Angry in the Great White North
Question Period should be reversed
Tuesday, March 07, 2006 at 09:45 AM

Read other posts by Steve Janke published by the National Post

Leader

The Income Trust Scandal has touched yet another senior Liberal:

The former Liberal government insisted that details of its Nov. 23 plans for income trusts were tightly held and that its staff kept details secret until the announcement was made.

[Former Liberal Finance Minister Ralph Goodale] disclosed during the election campaign that two other cabinet ministers knew in advance about the Nov. 23 announcement: former revenue minister John McCallum and then-House leader Tony Valeri. The campaign began Nov. 29.

Mr. Goodale also said that three of the then-prime minister's senior aides were aware of the substance of the income-trust announcement in advance, but he didn't name them.

Of course, we all know that the suspicion is that someone spilled the beans, that income trusts, which were under threat of taxation, would not be taxed. That afternoon, before the announcement, there was some seriously weird trading on income trusts, as if someone knew that an announcement would be made soon that would pump up the price of these depressed stocks.

Apparently the Canadian Imperial Bank of Commerce has an incriminating email:

The Canadian Imperial Bank of Commerce has turned over an e-mail received from Liberal MP Scott Brison to police and regulators as part of a probe into the income-trust controversy that dogged the Liberals in the recent election campaign, The Globe and Mail has learned.

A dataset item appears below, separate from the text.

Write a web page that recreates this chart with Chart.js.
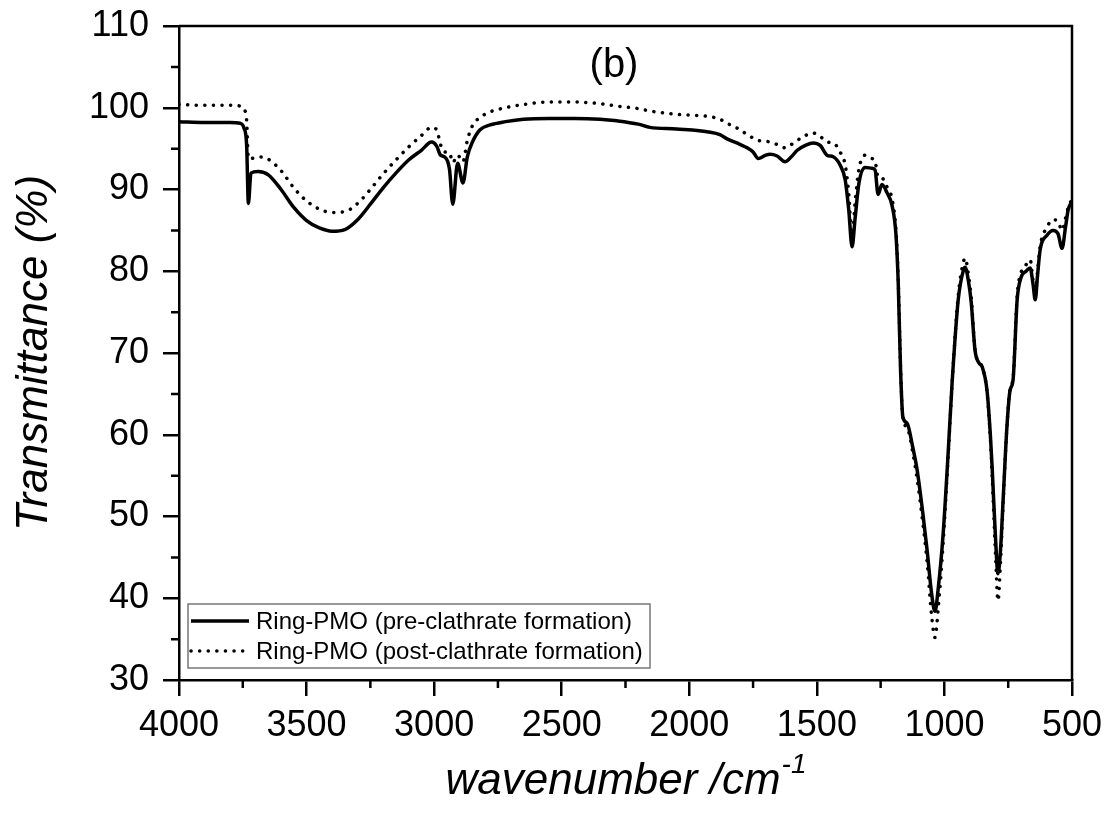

Sources said the former public works minister, a potential contender for the Liberal leadership, sent an e-mail to one of CIBC's employees the day before Ottawa announced its much-anticipated policy on income trusts last November, in which he suggested the recipient would likely be pleased by the decision.

The bank did not learn of the e-mail until after the federal election campaign began, but when it did, it launched an internal review of its trading activity in the lead-up to Ottawa's announcement. The sources said the review did not turn up anything unusual, but CIBC still decided to bring its report to the attention of the RCMP and the Ontario Securities Commission.

Of course, Brison is denying everything, which is bizarre, if only because the email is actual hard evidence. This isn't someone recalling a conversation. This is an email with headers and whatnot. The email was sent on November 22, a suspicious date indeed.

Even if the CIBC did not act on the information, and it insists it did not, the fact is that there is evidence that a senior cabinet minister sent a nudge-nudge-wink-wink email to a financial house about impending tax law changes.

People go to jail over stuff like this.

If the email turns out to be legit, I wonder exactly why Brison knew about the tax decision. I can't see why he should have known. McCallum as revenue minister and Valeri as House Leader made sense. Public works minister? Don't see it. How did he know about the decision? Paul Martin, Ralph Goodale, John McCallum, and Tony Valeri all insist that they confided only in immediate senior staff, and that no one leaked the information any further.

Someone else is lying.

You know what the bizarre thing is? When Parliament resumes sitting, Question Period will make no sense. The Conservatives, as the governing party, will be asked all the questions. But the answers to all the interesting questions still lie with the Liberals.